Bilindiği üzere; uygulamada ve öğretide “muris muvazaası” olarak tanımlanan muvazaa, niteliği itibariyle nisbi (mevsuf-vasıflı) muvazaa türüdür. Söz konusu muvazaada miras bırakan gerçekten sözleşme yapmak ve tapulu taşınmazını devretmek istemektedir. Ancak mirasçısını miras hakkından yoksun bırakmak için esas amacını gizleyerek, gerçekte bağışlamak istediği tapulu taşınmazını, tapuda yaptığı resmi sözleşmede iradesini satış veya ölünceye kadar bakma sözleşmesi doğrultusunda açıklamak suretiyle devretmektedir.

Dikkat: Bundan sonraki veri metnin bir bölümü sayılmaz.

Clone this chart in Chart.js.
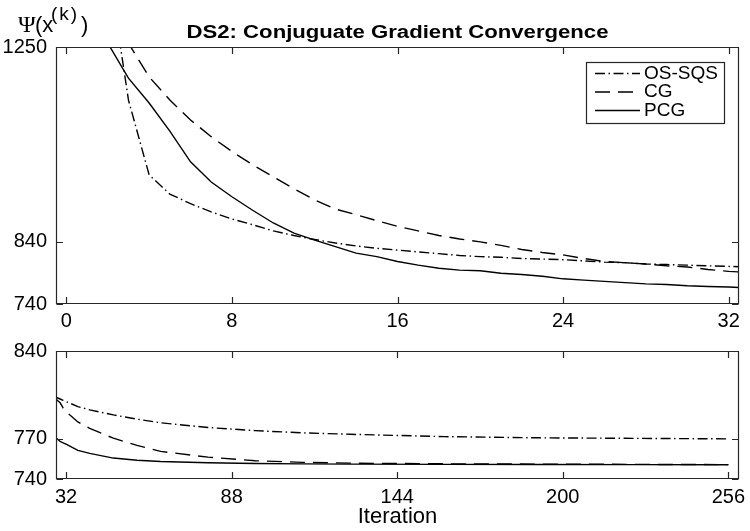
<!DOCTYPE html>
<html>
<head>
<meta charset="utf-8">
<script src="https://cdn.jsdelivr.net/npm/chart.js@4.4.1/dist/chart.umd.min.js"></script>
<style>
  body { margin: 0; background: #fff; }
  #wrap { position: relative; width: 750px; height: 531px; overflow: hidden; }
  canvas { position: absolute; left: 0; }
  #topChart { top: 0; }
  #bottomChart { top: 330px; }
</style>
</head>
<body>
<div id="wrap">
  <canvas id="topChart" width="750" height="330"></canvas>
  <canvas id="bottomChart" width="750" height="201"></canvas>
</div>
<script>
// iteration numbers, every one up to 32 then sparser
const iterations = [0, 1, 2, 3, 4, 5, 6, 7, 8, 9, 10, 11, 12, 13, 14, 15, 16,
  17, 18, 19, 20, 21, 22, 23, 24, 25, 26, 27, 28, 29, 30, 31, 32,
  36, 40, 48, 56, 64, 80, 96, 112, 128, 160, 192, 224, 256];

const osSqs = [3500, 2100, 1487, 1122, 963, 926, 908, 893, 880, 870, 859, 851, 844, 838, 833, 829, 826,
  823, 820, 817, 815, 814, 812, 811, 810, 808, 806, 805, 803, 802, 801, 800, 799,
  795, 792.4, 788.5, 785.2, 782.4, 778.7, 776.3, 774.6, 773.5, 771.7, 770.8, 770.4, 770];

const cg = [3500, 1650, 1351, 1260, 1176, 1122, 1077, 1041, 1010, 983, 959, 936, 915, 898, 888, 877, 867,
  859, 851, 845, 840, 834, 827, 822, 818, 812, 807, 805, 803, 800, 798, 794, 791,
  783, 778, 770.5, 765, 760.5, 756.2, 753.5, 752.3, 751.7, 751.2, 751, 750.8, 750.6];

const pcg = [3500, 1550, 1260, 1173, 1115, 1053, 989, 949, 921, 896, 873, 855, 843, 832, 821, 815, 807,
  801, 796, 793, 792, 788, 786, 783, 779, 777, 775, 773, 771, 770, 768, 767, 766,
  761.3, 759, 755.5, 753.9, 752.9, 752, 751.5, 751.2, 751, 750.8, 750.7, 750.6, 750.5];

const seriesNames = ['OS-SQS', 'CG', 'PCG'];

const topXTicks = [0, 8, 16, 24, 32];
const topYTicks = [740, 840, 1250];
const bottomXTicks = [32, 88, 144, 200, 256];
const bottomYTicks = [740, 770, 840];

const titleText = 'DS2: Conjuguate Gradient Convergence';
const xTitleText = 'Iteration';

const sans = "'Liberation Sans', Arial, Helvetica, sans-serif";
const dashes = [[10, 3.5, 1.5, 3.5], [15, 8], []];
const tickFont = { family: sans, size: 20 };

function makeDatasets() {
  return [osSqs, cg, pcg].map((vals, i) => ({
    label: seriesNames[i],
    data: iterations.map((it, j) => ({ x: it, y: vals[j] })),
    borderColor: '#000',
    borderWidth: 1.4,
    borderDash: dashes[i],
    pointRadius: 0,
    tension: 0,
    fill: false
  }));
}

// box round the plot, ticks pointing inward on all four sides
const frame = {
  id: 'frame',
  afterDraw(chart) {
    const { ctx, chartArea: a, scales: { x, y } } = chart;
    const tl = 6.5;
    const l = a.left + 0.5, r = a.right - 0.5, t = a.top + 0.5, b = a.bottom - 0.5;
    ctx.save();
    ctx.strokeStyle = '#262626';
    ctx.lineWidth = 1.2;
    ctx.setLineDash([]);
    ctx.beginPath();
    ctx.moveTo(l, t); ctx.lineTo(r, t); ctx.lineTo(r, b); ctx.lineTo(l, b); ctx.closePath();
    x.ticks.forEach(tk => {
      const px = Math.round(x.getPixelForValue(tk.value)) + 0.5;
      ctx.moveTo(px, b); ctx.lineTo(px, b - tl);
      ctx.moveTo(px, t); ctx.lineTo(px, t + tl);
    });
    y.ticks.forEach(tk => {
      const py = Math.round(y.getPixelForValue(tk.value)) + 0.5;
      ctx.moveTo(l, py); ctx.lineTo(l + tl, py);
      ctx.moveTo(r, py); ctx.lineTo(r - tl, py);
    });
    ctx.stroke();
    ctx.restore();
  }
};

// legend in a box at the top right of the plot
const boxLegend = {
  id: 'boxLegend',
  afterDraw(chart) {
    const { ctx, chartArea: a } = chart;
    const w = 138, h = 61;
    const left = Math.round(a.right - 15 - w), top = Math.round(a.top + 15);
    ctx.save();
    ctx.fillStyle = '#fff';
    ctx.fillRect(left, top, w, h);
    ctx.strokeStyle = '#262626';
    ctx.lineWidth = 1.2;
    ctx.setLineDash([]);
    ctx.strokeRect(left + 0.5, top + 0.5, w, h);
    ctx.font = '19px ' + sans;
    ctx.textBaseline = 'middle';
    ctx.fillStyle = '#000';
    chart.data.datasets.forEach((ds, i) => {
      const cy = top + 11.5 + i * 18.5;
      ctx.strokeStyle = ds.borderColor;
      ctx.lineWidth = ds.borderWidth;
      ctx.setLineDash(ds.borderDash);
      ctx.beginPath();
      ctx.moveTo(left + 9, cy);
      ctx.lineTo(left + 54, cy);
      ctx.stroke();
      ctx.fillText(ds.label, left + 58, cy);
    });
    ctx.restore();
  }
};

// title and the Psi(x^(k)) label above the top plot
const headings = {
  id: 'headings',
  afterDraw(chart) {
    const { ctx, chartArea: a } = chart;
    ctx.save();
    ctx.fillStyle = '#000';
    ctx.textBaseline = 'alphabetic';
    ctx.save();
    ctx.font = 'bold 18px ' + sans;
    ctx.textAlign = 'center';
    ctx.translate((a.left + a.right) / 2, 37.5);
    ctx.scale(1.23, 1);
    ctx.fillText(titleText, 0, 0);
    ctx.restore();

    ctx.textAlign = 'left';
    ctx.font = "24px 'Liberation Serif', 'DejaVu Serif', serif";
    ctx.fillText('Ψ', 18, 31.5);
    ctx.font = '22px ' + sans;
    ctx.fillText('(x', 35, 31.5);
    ctx.font = '19px ' + sans;
    ctx.letterSpacing = '2px';
    ctx.fillText('(k)', 51, 20);
    ctx.letterSpacing = '0px';
    ctx.font = '22px ' + sans;
    ctx.fillText(')', 81, 31.5);
    ctx.restore();
  }
};

function makeChart(id, o) {
  return new Chart(document.getElementById(id), {
    type: 'line',
    data: { datasets: makeDatasets() },
    plugins: o.legend ? [frame, boxLegend, headings] : [frame],
    options: {
      responsive: false,
      animation: false,
      events: [],
      layout: { padding: { top: o.padTop, right: 11, left: 0, bottom: 0 } },
      plugins: { legend: { display: false }, tooltip: { enabled: false }, title: { display: false } },
      scales: {
        x: {
          type: 'linear',
          min: o.xMin, max: o.xMax,
          grid: { display: false, drawTicks: false },
          border: { display: false },
          ticks: { color: '#000', font: tickFont, padding: o.xPad, maxRotation: 0, autoSkip: false, callback: v => String(v) },
          title: o.xTitle ? { display: true, text: o.xTitle, color: '#000',
            font: { family: sans, size: 22 }, padding: { top: 0, bottom: 1 } } : { display: false },
          afterBuildTicks: s => { s.ticks = o.xTicks.map(v => ({ value: v })); },
          afterFit: s => { s.height = o.xHeight; s.paddingLeft = 0; s.paddingRight = 0; }
        },
        y: {
          type: 'logarithmic',
          min: o.yMin, max: o.yMax,
          grid: { display: false, drawTicks: false },
          border: { display: false },
          ticks: { color: '#000', font: tickFont, padding: 9, autoSkip: false, callback: v => String(v) },
          afterBuildTicks: s => { s.ticks = o.yTicks.map(v => ({ value: v })); },
          afterFit: s => { s.width = 56; s.paddingTop = 0; s.paddingBottom = 0; }
        }
      }
    }
  });
}

makeChart('topChart', {
  xMin: -0.5, xMax: 32.5, xTicks: topXTicks,
  yMin: 740, yMax: 1250, yTicks: topYTicks,
  padTop: 47, xHeight: 26, xPad: 5, legend: true
});

makeChart('bottomChart', {
  xMin: 28.6, xMax: 259.6, xTicks: bottomXTicks,
  yMin: 740, yMax: 840, yTicks: bottomYTicks,
  padTop: 21, xHeight: 52, xPad: 6, legend: false, xTitle: xTitleText
});
</script>
</body>
</html>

Bu durumda, yerleşmiş Yargıtay içtihatlarında ve 01.04.1974 tarihli 1/2 sayılı İçtihadı Birleştirme Kararında açıklandığı üzere görünürdeki sözleşme tarafların gerçek iradelerine uymadığından, gizli bağış sözleşmesi de Türk Medeni Kanunu’nun (TMK) 706., Türk Borçlar Kanunu’nun (TBK) 237. (Borçlar Kanunu’nun (BK) 213.) ve Tapu Kanunu’nun 26. maddelerinde öngörülen şekil koşullarından yoksun bulunduğundan, saklı pay sahibi olsun veya olmasın miras hakkı çiğnenen tüm mirasçılar dava açarak resmi sözleşmenin muvazaa nedeni ile geçersizliğinin tespitini ve buna dayanılarak oluşturulan tapu kaydının iptalini isteyebilirler.

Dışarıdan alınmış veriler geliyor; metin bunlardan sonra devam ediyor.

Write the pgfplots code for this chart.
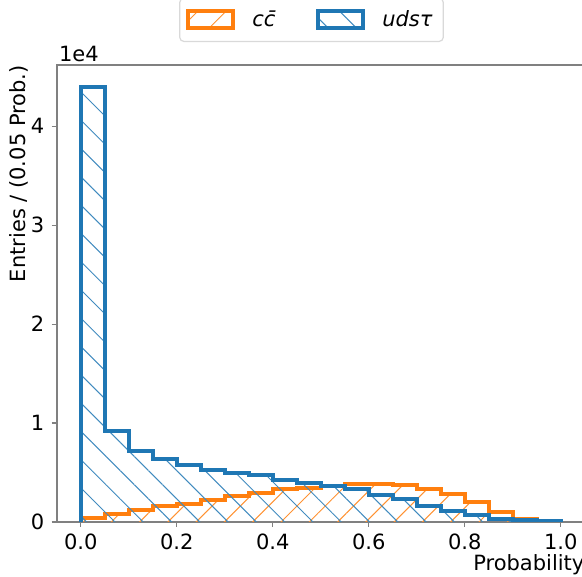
\documentclass[border=0pt]{standalone}
\usepackage{fontspec}
\setmainfont{DejaVu Sans}
\usepackage{pgfplots}
\pgfplotsset{compat=1.18}
\usetikzlibrary{patterns.meta}
\definecolor{cblue}{HTML}{1F77B4}
\definecolor{corange}{HTML}{FF7F0E}

% bin left edge, entries per 0.05 bin
\pgfplotstableread{
x y
0.00 0
0.00 440
0.05 850
0.10 1250
0.15 1600
0.20 1870
0.25 2240
0.30 2620
0.35 2960
0.40 3320
0.45 3420
0.50 3620
0.55 3800
0.60 3860
0.65 3760
0.70 3380
0.75 2830
0.80 2000
0.85 1050
0.90 340
0.95 0
1.00 0
}\charm
\pgfplotstableread{
x y
0.00 0
0.00 44000
0.05 9150
0.10 7200
0.15 6340
0.20 5750
0.25 5220
0.30 4950
0.35 4720
0.40 4200
0.45 3940
0.50 3670
0.55 3340
0.60 2770
0.65 2300
0.70 1650
0.75 1150
0.80 680
0.85 340
0.90 200
0.95 80
1.00 80
1.00 0
}\light

\begin{document}
\fontsize{10.5pt}{12.6pt}\selectfont
\begin{tikzpicture}
\begin{axis}[
  name=ax,
  scale only axis,
  width=264pt, height=228.5pt,
  xmin=-0.05, xmax=1.05,
  ymin=0, ymax=46200,
  xtick={0,0.2,0.4,0.6,0.8,1.0},
  xticklabel style={/pgf/number format/.cd, fixed, fixed zerofill, precision=1},
  ytick={0,10000,20000,30000,40000},
  yticklabels={0,1,2,3,4},
  scaled y ticks=false,
  /pgf/number format/assume math mode=true,
  tick pos=left, tick align=outside,
  major tick length=2.5pt,
  every tick/.style={black!50, line width=0.6pt},
  axis line style={black!50, line width=0.9pt},
  xlabel={Probability},
  xlabel style={at={([yshift=-16pt]rel axis cs:1,0)}, anchor=north east, inner sep=0pt},
  ylabel={Entries / (0.05 Prob.)},
  ylabel style={at={([xshift=-14.2pt]rel axis cs:0,1)}, anchor=south east, inner sep=0pt},
  legend columns=2,
  legend style={at={(0.4826,1.0503)}, anchor=south,
    draw=black!15, line width=0.6pt, rounded corners=2pt,
    inner xsep=3.3pt, inner ysep=4pt,
    /tikz/every odd column/.append style={column sep=6.5pt},
    /tikz/every even column/.append style={column sep=18pt}},
  legend image code/.code={\draw[sharp corners, #1] (0pt,-4.3pt) rectangle (22.5pt,4.3pt);},
]
\addplot[const plot, draw=corange, line width=2pt, line join=miter,
  pattern={Lines[angle=45, distance=10pt, line width=0.5pt]}, pattern color=corange!85]
  table[x=x, y=y] {\charm};
\addlegendentry{\textit{c\=c}}
\addplot[const plot, draw=cblue, line width=2pt, line join=miter,
  pattern={Lines[angle=-45, distance=10pt, line width=0.5pt]}, pattern color=cblue!85]
  table[x=x, y=y] {\light};
\addlegendentry{\textit{udsτ}}
\end{axis}
\node[anchor=south west, inner sep=0pt] at ([xshift=1pt, yshift=1.5pt]ax.north west) {1e4};
\pgfresetboundingbox
\path[use as bounding box] ([xshift=-28.35pt, yshift=-27.35pt]ax.south west)
  rectangle ([xshift=-1.35pt, yshift=32.5pt]ax.north east);
\end{tikzpicture}
\end{document}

Hemen belirtmek gerekir ki; bu tür uyuşmazlıkların sağlıklı, adil ve doğru bir çözüme ulaştırılabilmesi, davalıya yapılan temlikin gerçek yönünün diğer bir söyleyişle miras bırakanın asıl irade ve amacının duraksamaya yer bırakmayacak biçimde ortaya çıkarılmasına bağlıdır. Bir iç sorun olan ve gizlenen gerçek irade ve amacın tespiti ve aydınlığa kavuşturulması genellikle zor olduğundan bu yöndeki delillerin eksiksiz toplanılması yanında birlikte ve doğru şekilde değerlendirilmesi de büyük önem taşımaktadır. Bunun için de ülke ve yörenin gelenek ve görenekleri, toplumsal eğilimleri, olayların olağan akışı, mirasbırakanın sözleşmeyi yapmakta haklı ve makul bir nedeninin bulunup bulunmadığı, davalı yanın alım gücünün olup olmadığı, satış bedeli ile sözleşme tarihindeki gerçek değer arasındaki fark, taraflar ile miras bırakan arasındaki beşeri ilişki gibi olgulardan yararlanılmasında zorunluluk vardır.

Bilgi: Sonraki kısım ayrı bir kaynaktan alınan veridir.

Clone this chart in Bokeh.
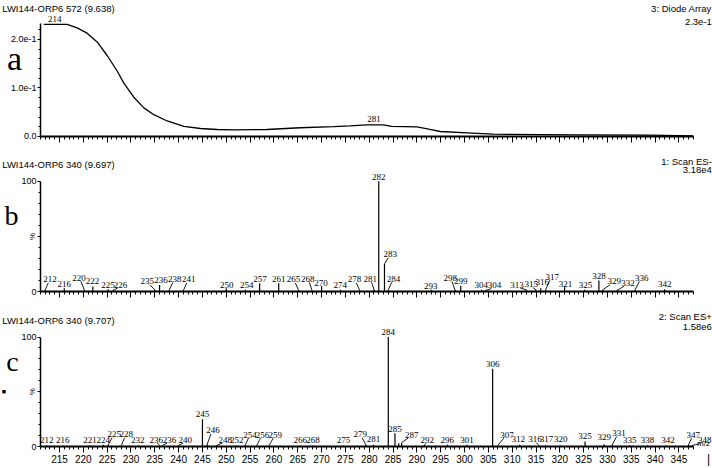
from bokeh.plotting import figure
from bokeh.layouts import column
from bokeh.models import (ColumnDataSource, LabelSet, Label, FixedTicker,
                          SingleIntervalTicker, Range1d)
from bokeh.embed import file_html
from bokeh.resources import INLINE

FONT = "Liberation Sans"
SERIF = "Liberation Serif"

# ---------------- data ----------------
# panel a: diode array UV spectrum (nm, absorbance)
uv_nm = [211.7, 216.6, 218.7, 220.8, 222.9, 225.0, 227.1, 228.5, 230.6, 232.7,
         234.8, 237.6, 241.1, 244.6, 248.1, 251.5, 258.5, 265.5, 272.5, 276.0,
         279.5, 283.0, 284.7, 290.0, 292.5, 294.9, 300.5, 306.0, 323.5, 338.9, 348.0]
uv_abs = [0.231, 0.231, 0.224, 0.213, 0.195, 0.167, 0.135, 0.110, 0.081, 0.059,
          0.045, 0.032, 0.021, 0.0165, 0.0144, 0.0138, 0.0144, 0.018, 0.0205, 0.022,
          0.024, 0.024, 0.021, 0.020, 0.015, 0.0103, 0.0076, 0.0048, 0.0034, 0.0027, 0.0014]
uv_peak_nm = [214, 281]
uv_peak_abs = [0.2357, 0.0289]
uv_peak_lab = ["214", "281"]

# panel b: Scan ES-  (m/z, relative intensity %)
b_mz = [212.0, 216.0, 220.2, 222.0, 225.2, 226.2, 235.0, 236.0, 238.0, 241.0,
        250.0, 254.0, 257.0, 261.0, 265.2, 268.0, 270.0, 274.0, 278.0, 281.0,
        282.0, 283.2, 284.0, 293.0, 298.0, 299.2, 303.6, 304.4, 313.0, 315.0,
        316.0, 317.0, 321.0, 325.2, 328.2, 329.0, 332.0, 335.8, 342.0]
b_int = [1.5, 3, 1.5, 4.5, 2, 1, 1.5, 6, 1, 1,
         3, 1.5, 7.5, 7.5, 1, 1, 5, 1.5, 1, 2,
         100, 25, 1.5, 1.5, 1.5, 5, 1.5, 1, 1.5, 1.5,
         3, 1.5, 4, 1.5, 10, 1.5, 1, 1.5, 2]
b_lab = ["212", "216", "220", "222", "225", "226", "235", "236", "238", "241",
         "250", "254", "257", "261", "265", "268", "270", "274", "278", "281",
         "282", "283", "284", "293", "298", "299", "304", "304", "313", "315",
         "316", "317", "321", "325", "328", "329", "332", "336", "342"]
b_label_mz = [213.0, 216.0, 219.1, 221.9, 225.2, 227.8, 233.4, 236.3, 239.2, 242.1,
              250.1, 254.3, 257.1, 261.0, 264.1, 267.1, 269.9, 273.9, 276.9, 280.2,
              282.0, 284.4, 285.1, 292.9, 297.0, 299.2, 303.5, 306.3, 311.0, 314.0,
              316.3, 318.4, 321.2, 325.4, 328.2, 331.4, 334.3, 337.2, 342.0]
b_label_pct = [8.2, 4.5, 9.7, 6.6, 3.6, 3.6, 6.6, 7.5, 8.8, 8.2,
               3.6, 3.0, 8.5, 8.5, 8.2, 8.8, 5.2, 3.0, 8.2, 8.8,
               101.5, 31, 8.8, 2.5, 9.7, 6.6, 3.0, 3.0, 3.6, 4.0,
               5.5, 10.6, 4.5, 3.0, 11.2, 6.6, 5.2, 9.7, 4.5]

# panel c: Scan ES+  (m/z, relative intensity %)
c_mz = [212.3, 215.7, 221.4, 224.2, 225.2, 228.0, 231.6, 236.0, 236.6, 240.0,
        245.0, 246.0, 248.0, 252.0, 254.0, 256.4, 259.0, 265.5, 268.2, 274.6,
        279.3, 280.9, 284.0, 285.4, 286.2, 286.8, 291.6, 296.4, 300.5, 305.9,
        307.0, 311.6, 315.6, 317.0, 320.2, 325.3, 329.3, 331.0, 334.7, 338.4,
        342.2, 347.0, 347.8]
c_int = [1, 1, 1, 1.5, 1.5, 1, 1, 1, 1, 1,
         25, 2, 1, 1, 1.5, 1, 1, 1, 1, 1,
         1.5, 1.5, 100, 12, 3, 3.5, 1.5, 1.5, 1.5, 71,
         1, 1.5, 1, 1, 1, 4.5, 2, 1.5, 1, 1,
         1, 1.5, 1]
c_lab = ["212", "216", "221", "224", "225", "228", "232", "236", "236", "240",
         "245", "246", "248", "252", "254", "256", "259", "266", "268", "275",
         "279", "281", "284", "285", "", "287", "292", "296", "301", "306",
         "307", "312", "316", "317", "320", "325", "329", "331", "335", "338",
         "342", "347", "348"]
c_label_mz = [212.3, 215.7, 221.4, 224.2, 226.5, 229.0, 231.4, 235.3, 238.1, 241.4,
              245.0, 247.2, 249.8, 252.2, 255.0, 257.6, 260.3, 265.5, 268.2, 274.6,
              278.1, 280.9, 284.0, 285.4, 286.2, 288.9, 292.2, 296.4, 300.5, 305.9,
              308.9, 311.3, 314.8, 317.2, 320.2, 325.3, 329.3, 332.4, 334.7, 338.4,
              342.7, 348.0, 350.4]
c_label_pct = [3.5, 3.5, 3.5, 3.5, 8.5, 8.5, 3.0, 3.5, 3.5, 3.5,
               26.5, 12, 3.5, 3.5, 8, 8, 8, 3, 3, 3.5,
               8.5, 4, 101.5, 13.5, 0, 8, 3.5, 3.5, 3.5, 73,
               8, 4, 4, 4, 4, 6.5, 5.5, 9.5, 3.5, 3.5,
               3.5, 8, 3.0]

x_lo, x_axis_hi = 211, 348
x_view = (202.618, 352.04)
W = 712


def make_fig(h, yview, show_labels):
    p = figure(width=W, height=h, x_range=Range1d(*x_view), y_range=Range1d(*yview),
               output_backend="svg", toolbar_location=None, title=None,
               min_border=0)
    p.grid.visible = False
    p.outline_line_color = None
    xa = p.xaxis[0]
    xa.fixed_location = 0
    xa.ticker = SingleIntervalTicker(interval=5, num_minor_ticks=5)
    xa.bounds = (x_lo, x_axis_hi)
    xa.axis_line_width = 2
    xa.axis_line_color = "black"
    xa.major_tick_line_color = "black"
    xa.minor_tick_line_color = "black"
    xa.major_tick_out, xa.major_tick_in = 6, 0
    xa.minor_tick_out, xa.minor_tick_in = 3, 0
    xa.major_label_text_font = FONT
    xa.major_label_text_color = "black"
    xa.major_label_text_font_size = "10px"
    xa.major_label_standoff = 2
    if not show_labels:
        xa.major_label_overrides = {v: "" for v in range(205, 355, 5)}
    ya = p.yaxis[0]
    ya.fixed_location = x_lo
    ya.axis_line_color = "black"
    ya.axis_line_width = 1.5
    ya.major_tick_line_color = "black"
    ya.minor_tick_line_color = "black"
    ya.major_tick_out, ya.major_tick_in = 3, 0
    ya.minor_tick_out, ya.minor_tick_in = 2, 0
    ya.major_label_text_font = FONT
    ya.major_label_text_font_size = "9px"
    ya.major_label_text_color = "black"
    ya.major_label_standoff = 1
    return p


def lab(p, x, y, text, size="9.5px", align="left", baseline="middle", font=FONT, angle=0):
    p.add_layout(Label(x=x, y=y, text=text, text_font=font, text_font_size=size,
                       text_align=align, text_baseline=baseline, text_color="black",
                       angle=angle))


def peaks(p, mz, inten, labels, lmz, lpct):
    src = ColumnDataSource(dict(mz=mz, inten=inten, zero=[0] * len(mz),
                                lab=labels, lmz=lmz, lpct=lpct))
    p.segment(x0="mz", y0="zero", x1="mz", y1="inten", source=src,
              line_color="black", line_width=1.2)
    lx0, ly0, lx1, ly1 = [], [], [], []
    for m, i, x, y, t in zip(mz, inten, lmz, lpct, labels):
        if t and abs(x - m) > 0.5:
            lx0.append(m)
            ly0.append(i)
            lx1.append(x + (m - x) * 0.35)
            ly1.append(y - 0.4)
    p.segment(x0=lx0, y0=ly0, x1=lx1, y1=ly1, line_color="black", line_width=0.9)
    p.add_layout(LabelSet(x="lmz", y="lpct", text="lab", source=src,
                          text_font=FONT, text_font_size="9px", text_color="black",
                          text_align="center", text_baseline="alphabetic"))


# ---------------- panel a ----------------
pa = make_fig(150, (-0.02887, 0.2804), False)
pa.yaxis[0].ticker = FixedTicker(ticks=[0, 0.1, 0.2],
                                 minor_ticks=[0.02, 0.04, 0.06, 0.08, 0.12, 0.14, 0.16, 0.18, 0.22])
pa.yaxis[0].bounds = (0, 0.233)
pa.yaxis[0].major_label_overrides = {0: "0.0", 0.1: "1.0e-1", 0.2: "2.0e-1"}
pa.line(uv_nm, uv_abs, line_color="black", line_width=1.3)
pa.add_layout(LabelSet(x="x", y="y", text="t",
                       source=ColumnDataSource(dict(x=uv_peak_nm, y=uv_peak_abs, t=uv_peak_lab)),
                       text_font=FONT, text_font_size="9px", text_color="black",
                       text_align="center", text_baseline="alphabetic"))
lab(pa, 203.0, 0.2649, "LWI144-ORP6 572 (9.638)")
lab(pa, 351.9, 0.2633, "3: Diode Array", align="right")
lab(pa, 351.9, 0.2357, "2.3e-1", align="right")
lab(pa, 205.56, 0.1598, "a", size="34px", align="center", font=SERIF)

# ---------------- panel b ----------------
pb = make_fig(155, (-12.69, 127.83), False)
pb.yaxis[0].ticker = FixedTicker(ticks=[0, 50, 100],
                                 minor_ticks=[10, 20, 30, 40, 60, 70, 80, 90])
pb.yaxis[0].bounds = (0, 100)
pb.yaxis[0].major_label_overrides = {0: "0", 50: "", 100: "100"}
peaks(pb, b_mz, b_int, b_lab, b_label_mz, b_label_pct)
lab(pb, 203.0, 115.1, "LWI144-ORP6 340 (9.697)")
lab(pb, 351.9, 118.3, "1: Scan ES-", align="right")
lab(pb, 351.9, 110.6, "3.18e4", align="right")
lab(pb, 204.93, 68.9, "b", size="28px", align="center", font=SERIF)
lab(pb, 209.33, 50, "%", size="8px", align="center", angle=1.5708)

# ---------------- panel c ----------------
pc = make_fig(163, (-20.09, 128.77), True)
pc.yaxis[0].ticker = FixedTicker(ticks=[0, 50, 100],
                                 minor_ticks=[10, 20, 30, 40, 60, 70, 80, 90])
pc.yaxis[0].bounds = (0, 100)
pc.yaxis[0].major_label_overrides = {0: "0", 50: "", 100: "100"}
peaks(pc, c_mz, c_int, c_lab, c_label_mz, c_label_pct)
lab(pc, 203.0, 115.5, "LWI144-ORP6 340 (9.707)")
lab(pc, 351.9, 118.3, "2: Scan ES+", align="right")
lab(pc, 351.9, 109.1, "1.58e6", align="right")
lab(pc, 205.14, 77.6, "c", size="28px", align="center", font=SERIF)
lab(pc, 203.35, 49.8, "\u25a0", size="7px", align="center")
lab(pc, 209.33, 50, "%", size="8px", align="center", angle=1.5708)
lab(pc, 350.15, 2.3, "m/z", size="8px", align="center")
lab(pc, 351.2, -11.4, "|", size="12px", align="center")

layout = column(pa, pb, pc, spacing=0)
open("out.html", "w").write(file_html(layout, INLINE))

Diğer taraftan, muris muvazaası hukuksal nedenine dayalı davalarda mirasbırakanın kastının açık bir şekilde belirlenmesi gerekmektedir. Bu kapsamda temlikin mirasçılardan mal kaçırma amacıyla yapıldığını ispat külfeti HMK’nın 190.maddesi ve TMK’nın 6.maddesi gereği davacıya aittir.
Somut olaya gelince; dinlenen tanık beyanlarında muvazaanın varlığına dair somut bir olgu ortaya konulamamıştır. Öte yandan, bedeller arasındaki fark tek başına muvazaa iddiasını kanıtlamaya yeterli olmadığı gibi, mirasbırakan dava konusu ve dava dışı taşınmazları için gayrimenkul satış vaaadinde bulunmuş, sözleşmenin ifası için de davalı …’i vekil tayin etmiştir.
Hal böyle olunca; ispat edilemeyen davanın reddi gerekirken, yanılgılı değerlendirme ile yazılı şekilde hüküm kurulması doğru değildir.
Davalıların yerinde bulunan temyiz itirazlarının kabulü ile hükmün (6100 sayılı Yasanın geçici 3.maddesi yollaması ile) 1086 sayılı HUMK’un 428.maddesi gereğince BOZULMASINA, alınan peşin harcın temyiz edene geri verilmesine, 23.09.2019 tarihinde oybirliğiyle karar verildi.